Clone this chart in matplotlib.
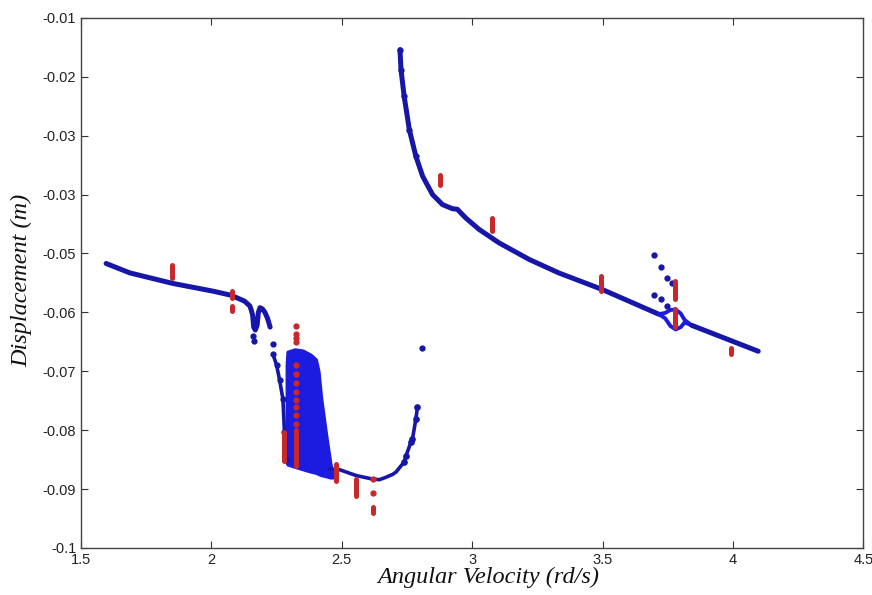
import matplotlib
matplotlib.use("Agg")
import matplotlib.pyplot as plt
import numpy as np

# ---- data ----
# left branch (dense blue points)
left_x = [1.596, 1.687, 1.853, 2.006, 2.076, 2.127, 2.147, 2.152, 2.158, 2.162, 2.168, 2.175, 2.180, 2.186, 2.195, 2.205, 2.215, 2.225]
left_y = [-0.0517, -0.0533, -0.0551, -0.0564, -0.0571, -0.0581, -0.0589, -0.0595, -0.0605, -0.0625, -0.0630, -0.0622, -0.0600, -0.0592, -0.0594, -0.0600, -0.0610, -0.0625]

# descending strand into the chaotic band
strand_x = [2.236, 2.250, 2.261, 2.274, 2.280, 2.287]
strand_y = [-0.0671, -0.0690, -0.0714, -0.0747, -0.0803, -0.0849]

# chaotic band (outline of the filled blob)
blob_x = [2.289, 2.292, 2.32, 2.35, 2.38, 2.40, 2.41, 2.42, 2.44, 2.455, 2.465]
blob_top = [-0.0690, -0.0667, -0.0663, -0.0665, -0.0672, -0.0680, -0.0700, -0.0745, -0.0810, -0.0855, -0.0877]
blob_bot = [-0.0855, -0.0858, -0.0862, -0.0866, -0.0870, -0.0872, -0.0874, -0.0876, -0.0878, -0.0880, -0.0880]

# bottom "U" after the band
u_x = [2.453, 2.491, 2.555, 2.618, 2.644, 2.669, 2.695, 2.708, 2.739, 2.746, 2.765, 2.771, 2.784, 2.790]
u_y = [-0.0866, -0.0867, -0.0877, -0.0883, -0.0884, -0.0880, -0.0875, -0.0871, -0.0854, -0.0844, -0.0820, -0.0815, -0.0781, -0.0761]

# right branch
right_x = [2.723, 2.727, 2.739, 2.759, 2.784, 2.810, 2.848, 2.886, 2.924, 2.943, 2.976, 3.026, 3.103, 3.218, 3.332, 3.498, 3.715]
right_y = [-0.0154, -0.0188, -0.0233, -0.0290, -0.0335, -0.0369, -0.0400, -0.0417, -0.0424, -0.0425, -0.0440, -0.0459, -0.0482, -0.0510, -0.0533, -0.0561, -0.0603]

# small loop near 3.78
loop_x = [3.715, 3.74, 3.76, 3.78, 3.80, 3.815, 3.842]
loop_up = [-0.0603, -0.0601, -0.0596, -0.0595, -0.0602, -0.0613, -0.0622]
loop_lo = [-0.0603, -0.0610, -0.0623, -0.0629, -0.0625, -0.0617, -0.0622]

tail_x = [3.842, 4.097]
tail_y = [-0.0622, -0.0666]

# isolated blue points
blue_dot_x = [2.160, 2.162, 2.236, 2.806, 3.698, 3.725, 3.747, 3.766, 3.698, 3.725, 3.747]
blue_dot_y = [-0.0640, -0.0649, -0.0653, -0.0661, -0.0503, -0.0523, -0.0541, -0.0550, -0.0571, -0.0578, -0.0589]

# red streaks (x, low, high)
red_seg_x = [1.847, 2.080, 2.080, 2.280, 2.325, 2.478, 2.555, 2.618, 2.876, 3.077, 3.494, 3.776, 3.776, 3.992]
red_seg_lo = [-0.0541, -0.0575, -0.0598, -0.0852, -0.0860, -0.0886, -0.0911, -0.0940, -0.0383, -0.0462, -0.0564, -0.0578, -0.0625, -0.0671]
red_seg_hi = [-0.0519, -0.0564, -0.0589, -0.0803, -0.0800, -0.0858, -0.0883, -0.0931, -0.0366, -0.0439, -0.0538, -0.0547, -0.0595, -0.0660]

# isolated red points
red_dot_x = [2.325, 2.325, 2.325, 2.325, 2.325, 2.325, 2.325, 2.325, 2.325, 2.325, 2.325, 2.325, 2.618, 2.618]
red_dot_y = [-0.0623, -0.0637, -0.0643, -0.0651, -0.0690, -0.0705, -0.0720, -0.0735, -0.0748, -0.0760, -0.0775, -0.0790, -0.0883, -0.0906]

xticks = [1.5, 2, 2.5, 3, 3.5, 4, 4.5]
xtick_labels = ['1.5', '2', '2.5', '3', '3.5', '4', '4.5']
yticks = [-0.1, -0.09, -0.08, -0.07, -0.06, -0.05, -0.04, -0.03, -0.02, -0.01]
ytick_labels = ['-0.1', '-0.09', '-0.08', '-0.07', '-0.06', '-0.05', '-0.03', '-0.03', '-0.02', '-0.01']

curve_col = '#1616a8'
blob_col = '#1c1ce0'
red_col = '#c8282a'

fig = plt.figure(figsize=(8.72, 5.95), dpi=100)
ax = fig.add_axes([0.093, 0.079, 0.897, 0.891])

lw = 3.6
ax.plot(left_x, left_y, color=curve_col, lw=lw, solid_capstyle='round')
ax.plot(strand_x, strand_y, color=curve_col, lw=2.6, solid_capstyle='round')
ax.plot(strand_x, strand_y, 'o', color=curve_col, ms=3.5)
ax.fill_between(blob_x, blob_top, blob_bot, color=blob_col, lw=2.5, edgecolor=blob_col)
ax.plot(u_x, u_y, color=curve_col, lw=2.6, solid_capstyle='round')
ax.plot(u_x[8:], u_y[8:], 'o', color=curve_col, ms=3.8)
ax.plot(right_x, right_y, color=curve_col, lw=lw, solid_capstyle='round')
ax.plot(right_x[:5], right_y[:5], 'o', color=curve_col, ms=3.5)
ax.plot(loop_x, loop_up, color=blob_col, lw=2.8, solid_capstyle='round')
ax.plot(loop_x, loop_lo, color=blob_col, lw=2.8, solid_capstyle='round')
ax.plot(tail_x, tail_y, color=curve_col, lw=lw, solid_capstyle='round')
ax.plot(blue_dot_x, blue_dot_y, 'o', color=curve_col, ms=3.5, ls='none')

ax.vlines(red_seg_x, red_seg_lo, red_seg_hi, color=red_col, lw=3.6, capstyle='round', zorder=4)
ax.plot(red_dot_x, red_dot_y, 'o', color=red_col, ms=3.5, ls='none', zorder=4)

ax.set_xlim(1.5, 4.5)
ax.set_ylim(-0.1, -0.01)
ax.set_xticks(xticks)
ax.set_xticklabels(xtick_labels)
ax.set_yticks(yticks)
ax.set_yticklabels(ytick_labels)
ax.tick_params(direction='in', length=5, width=0.8, top=True, right=True,
               colors='#333333', labelcolor='#222222', labelsize=10.5)
for lab in ax.get_xticklabels() + ax.get_yticklabels():
    lab.set_family(['Liberation Sans Narrow', 'Liberation Sans'])
for sp in ax.spines.values():
    sp.set_color('#444444')
    sp.set_linewidth(1.0)

ax.set_xlabel('Angular Velocity (rd/s)', family='Liberation Serif', style='italic',
              fontsize=17.5, color='#111111')
ax.xaxis.set_label_coords(0.52, -0.036)
ax.set_ylabel('Displacement (m)', family='Liberation Serif', style='italic',
              fontsize=17.5, color='#111111')
ax.yaxis.set_label_coords(-0.063, 0.505)

fig.savefig('out.png', dpi=100)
•••••
§ **Exercise directions**
Skip the pictures, please, and transcribe only the lines from the beginning of the material through the one that contains "-0.0625, -0.0617, -0.0622]".

§ **Full answer**
Clone this chart in matplotlib.
import matplotlib
matplotlib.use("Agg")
import matplotlib.pyplot as plt
import numpy as np

# ---- data ----
# left branch (dense blue points)
left_x = [1.596, 1.687, 1.853, 2.006, 2.076, 2.127, 2.147, 2.152, 2.158, 2.162, 2.168, 2.175, 2.180, 2.186, 2.195, 2.205, 2.215, 2.225]
left_y = [-0.0517, -0.0533, -0.0551, -0.0564, -0.0571, -0.0581, -0.0589, -0.0595, -0.0605, -0.0625, -0.0630, -0.0622, -0.0600, -0.0592, -0.0594, -0.0600, -0.0610, -0.0625]

# descending strand into the chaotic band
strand_x = [2.236, 2.250, 2.261, 2.274, 2.280, 2.287]
strand_y = [-0.0671, -0.0690, -0.0714, -0.0747, -0.0803, -0.0849]

# chaotic band (outline of the filled blob)
blob_x = [2.289, 2.292, 2.32, 2.35, 2.38, 2.40, 2.41, 2.42, 2.44, 2.455, 2.465]
blob_top = [-0.0690, -0.0667, -0.0663, -0.0665, -0.0672, -0.0680, -0.0700, -0.0745, -0.0810, -0.0855, -0.0877]
blob_bot = [-0.0855, -0.0858, -0.0862, -0.0866, -0.0870, -0.0872, -0.0874, -0.0876, -0.0878, -0.0880, -0.0880]

# bottom "U" after the band
u_x = [2.453, 2.491, 2.555, 2.618, 2.644, 2.669, 2.695, 2.708, 2.739, 2.746, 2.765, 2.771, 2.784, 2.790]
u_y = [-0.0866, -0.0867, -0.0877, -0.0883, -0.0884, -0.0880, -0.0875, -0.0871, -0.0854, -0.0844, -0.0820, -0.0815, -0.0781, -0.0761]

# right branch
right_x = [2.723, 2.727, 2.739, 2.759, 2.784, 2.810, 2.848, 2.886, 2.924, 2.943, 2.976, 3.026, 3.103, 3.218, 3.332, 3.498, 3.715]
right_y = [-0.0154, -0.0188, -0.0233, -0.0290, -0.0335, -0.0369, -0.0400, -0.0417, -0.0424, -0.0425, -0.0440, -0.0459, -0.0482, -0.0510, -0.0533, -0.0561, -0.0603]

# small loop near 3.78
loop_x = [3.715, 3.74, 3.76, 3.78, 3.80, 3.815, 3.842]
loop_up = [-0.0603, -0.0601, -0.0596, -0.0595, -0.0602, -0.0613, -0.0622]
loop_lo = [-0.0603, -0.0610, -0.0623, -0.0629, -0.0625, -0.0617, -0.0622]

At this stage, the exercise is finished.